A Battle Worth Fighting for!
Sharma Sanchit Gandhi Fellowship
When I was young, I dreamed a lot. Being a fighter pilot was one of them, and as silly as it sounded, I let my dream fly high inside me. Exactly 4 years back, I cleared the entrance exam for the Indian Armed Forces and cleared every test required to be a fighter pilot. A dream was coming true. However, due to a minor medical requirement of a certain degree in bone angle, I had to give up my dream. Dejected, I accepted the offer of studying computer engineering at Pune University and started my journey on the path that almost every other Indian student takes.
It started and went along successfully and life was good with a promise of a good job to come. However, deep inside, the desire to do something for my country still burned. I realized that there is a lot that I could still do leveraging on my computer engineering study. I initiated a rural literacy program in the villages around the city of Pune and for the economically underprivileged for free. Initially, people waived off the idea and laughed at the mere thought of a villager becoming computer literate. The people living in poverty had stopped believing in themselves, in the power of their dreams. Slowly, I along with my friends, made them believe that it wasn’t rocket science and they were no less capable. We scaled up the operations over the year, established local computer kiosks in the villages and a year later, I had educated more than 250 people including women and children and many of them had gone onto earn their livelihood through the newly acquired skills!
When I saw them, I realized something deep inside my heart. My dream of flying a fighter jet and serving my country could not be. But here I was, making my small contribution to an even bigger battle that my country faces, that of education and inclusive society. It made me realize that each one of us is capable of creating an impact for his/her own community if he decides to. Sometimes we underestimate what we can do, we simply question in exasperation that what can we do about anything in the country? When in fact the answer is that no one can do what we can, and each one has a role to play.
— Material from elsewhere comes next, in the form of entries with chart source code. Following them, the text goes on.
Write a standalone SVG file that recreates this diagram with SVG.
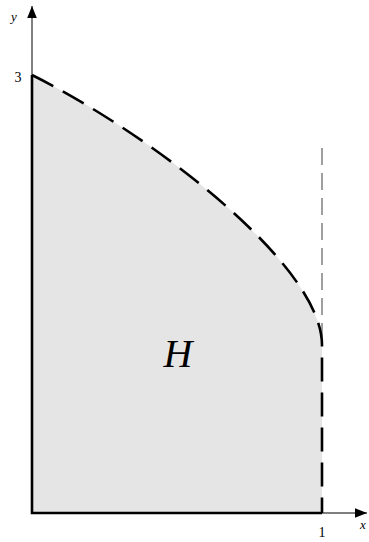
<svg xmlns="http://www.w3.org/2000/svg" width="369" height="542" viewBox="0 0 369 542">
<style>
.lbl{font-family:"Liberation Serif","DejaVu Serif",serif;fill:#000}
.axis{stroke:#000;stroke-width:1;fill:none}
.edge{stroke:#000;stroke-width:2.6;fill:none}
</style>
<defs>
<marker id="arr" viewBox="0 0 10 10" refX="10" refY="5" markerWidth="12" markerHeight="12" markerUnits="userSpaceOnUse" orient="auto">
<path d="M0,1 L10,5 L0,9 Z" fill="#000"/>
</marker>
</defs>
<g id="region">
<path d="M32,75 C152,135 322,265 322,345 L322,513 L32,513 Z" fill="#e5e5e5" stroke="none"/>
</g>
<g id="connectors">
<line class="axis" x1="32" y1="513" x2="32" y2="6" marker-end="url(#arr)"/>
<line class="axis" x1="32" y1="513" x2="367" y2="513" marker-end="url(#arr)"/>
<line x1="322" y1="148" x2="322" y2="340" stroke="#888" stroke-width="1.6" stroke-dasharray="17 8"/>
<path class="edge" d="M32,75 L32,513 L322,513"/>
<path class="edge" d="M32,75 C152,135 322,265 322,345 L322,513" stroke-dasharray="24 11"/>
</g>
<g id="labels">
<text class="lbl" x="14" y="21" font-size="13" font-style="italic" text-anchor="middle">y</text>
<text class="lbl" x="18" y="82" font-size="14" text-anchor="middle">3</text>
<text class="lbl" x="322" y="537" font-size="14" text-anchor="middle">1</text>
<text class="lbl" x="360" y="529" font-size="13" font-style="italic">x</text>
<text class="lbl" x="178" y="367" font-size="40" font-style="italic" text-anchor="middle">H</text>
</g>
</svg>
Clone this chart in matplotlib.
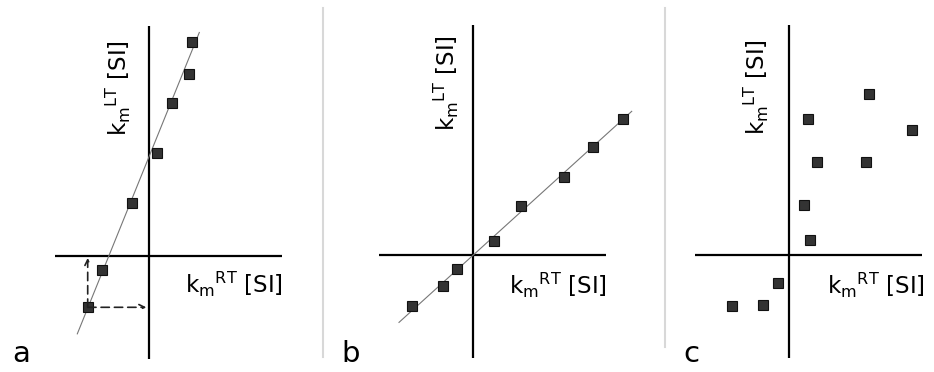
import numpy as np
import matplotlib
matplotlib.use("Agg")
import matplotlib.pyplot as plt
from matplotlib.lines import Line2D

plt.rcParams['font.family'] = ['DejaVu Sans']
plt.rcParams['mathtext.fontset'] = 'dejavusans'

# data (arbitrary units, origin at axis crossing)
a_x = [4.24, 3.94, 2.30, 0.74, -1.76, -4.70, -6.16]
a_y = [21.37, 18.20, 15.33, 10.27, 5.33, -1.40, -5.13]
a_fit = (2.47, 10.0)
a_fit_x = [-7.2, 5.0]

b_x = [14.94, 12.00, 9.10, 4.74, 2.07, -1.66, -3.06, -6.10]
b_y = [13.60, 10.83, 7.77, 4.90, 1.43, -1.37, -3.10, -5.10]
b_fit = (0.907, 0.0)
b_fit_x = [-7.43, 15.84]

c_x = [8.00, 1.93, 12.27, 2.83, 7.73, 1.50, 2.10, -1.07, -2.57, -5.67]
c_y = [16.10, 13.57, 12.50, 9.33, 9.33, 5.00, 1.50, -2.83, -5.00, -5.10]

W, H = 934, 372
fig = plt.figure(figsize=(W / 100, H / 100), dpi=100)

# panel boxes in pixels: left, right, origin x, origin y
panels = [
    (0, 323, 149.3, 256),
    (323, 665, 473.3, 255),
    (665, 934, 789, 255),
]
scale = 10.0  # px per unit

axes = []
for (x0, x1, ox, oy) in panels:
    ax = fig.add_axes([x0 / W, 0, (x1 - x0) / W, 1])
    ax.set_xlim((x0 - ox) / scale, (x1 - ox) / scale)
    ax.set_ylim((oy - H) / scale, oy / scale)
    ax.axis('off')
    axes.append(ax)

xl = r"k$_\mathregular{m}$$^\mathregular{RT}$ [SI]"
yl = r"k$_\mathregular{m}$$^\mathregular{LT}$ [SI]"
fs = 16.5
ylab_pos = [(-3.13, 16.8), (-2.66, 17.2), (-3.23, 16.8)]
xlab_pos = [(8.47, -2.8), (8.5, -3.0), (8.68, -3.0)]
letters = ['a', 'b', 'c']
letter_x = [12, 341, 683]

for i, ax in enumerate(axes):
    ax.plot([-9.4, 13.3], [0, 0], color='black', lw=1.6, solid_capstyle='butt')
    ax.plot([0, 0], [-10.3, 23.0], color='black', lw=1.6, solid_capstyle='butt')
    ax.text(*ylab_pos[i], yl, rotation=90, ha='center', va='center', fontsize=fs)
    ax.text(*xlab_pos[i], xl, ha='center', va='center', fontsize=fs)
    fig.text(letter_x[i] / W, 1 - 362 / H, letters[i], fontsize=21, ha='left', va='baseline')

mk = dict(marker='s', linestyle='none', markersize=7.6, markerfacecolor='#333333',
          markeredgecolor='#111111', markeredgewidth=0.8, zorder=3)

fx = np.array(a_fit_x)
axes[0].plot(fx, a_fit[0] * fx + a_fit[1], color='#777777', lw=0.8)
axes[0].plot(a_x, a_y, **mk)
arr = dict(arrowstyle='->', linestyle=(0, (5, 3)), color='#222222', lw=1.2,
           shrinkA=0, shrinkB=0)
axes[0].annotate('', xy=(a_x[-1], -0.2), xytext=(a_x[-1], a_y[-1]), arrowprops=arr)
axes[0].annotate('', xy=(-0.3, a_y[-1]), xytext=(a_x[-1], a_y[-1]), arrowprops=arr)

fx = np.array(b_fit_x)
axes[1].plot(fx, b_fit[0] * fx + b_fit[1], color='#777777', lw=0.8)
axes[1].plot(b_x, b_y, **mk)

axes[2].plot(c_x, c_y, **mk)

# separators
fig.add_artist(Line2D([323 / W, 323 / W], [1 - 8 / H, 1 - 357 / H], color='#d8d8d8', lw=1.5))
fig.add_artist(Line2D([665 / W, 665 / W], [1 - 8 / H, 1 - 347 / H], color='#d8d8d8', lw=1.5))

fig.savefig('out.png', dpi=100, facecolor='white')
As I write this essay, I look back at the job opportunities that came after I completed my engineering this year. That is what I had studied for, a job, but the heart still missed the joy of teaching that I had discovered while equipping the underprivileged with computer literacy.
India is a society where the acquaintances around one literally determine what one ends up doing. Societal pressures and existing norms tend to overrule one’s own dreams; if at all one has been able to let one fly high. As expected, my worrying family along with the society was on my back and kept asking me which job I was taking, how much money was I making, which company was I joining. It wasn’t an easy decision to make, but deep inside I knew, that not letting one’s dream fly was harder to live with.
I decided to give up the option of a high paying job to go back and do what I loved doing. I was selected for the prestigious Gandhi fellowship and I was sure this is where I wanted to be. It is a 2 year program and presently I am working in capacity building for the municipal schools that educate the young ones from slums and villages of Ahmedabad. Every day I come here, I realize there is so much one can do. Apart from teaching them the essential subjects and helping the headmaster in developing the school curriculum, I have initiated a activity based learning program in class, Karate learning program that equips young girls with self-defense and sports events that keeps the boys away from addiction and uses their energy constructively.
My friends ask me today what I do. I make them come and see the lives that were changed in villages through computer literacy or the young children starting to dream their own flights of fancy here at Gandhi fellowship. I tell them I am living my dream, I am fighting the battle of education, igniting the joy of learning among the underprivileged, equipping the young ones to dream their dreams and see them fly their “fighter jets” high wherever they go.
I tell them I am doing everything I believe; of my dream to start a chain of rural schools; they smile and tell me, go fly! I will be the change I wish to see in this world, in my own small ways, just like each one can be.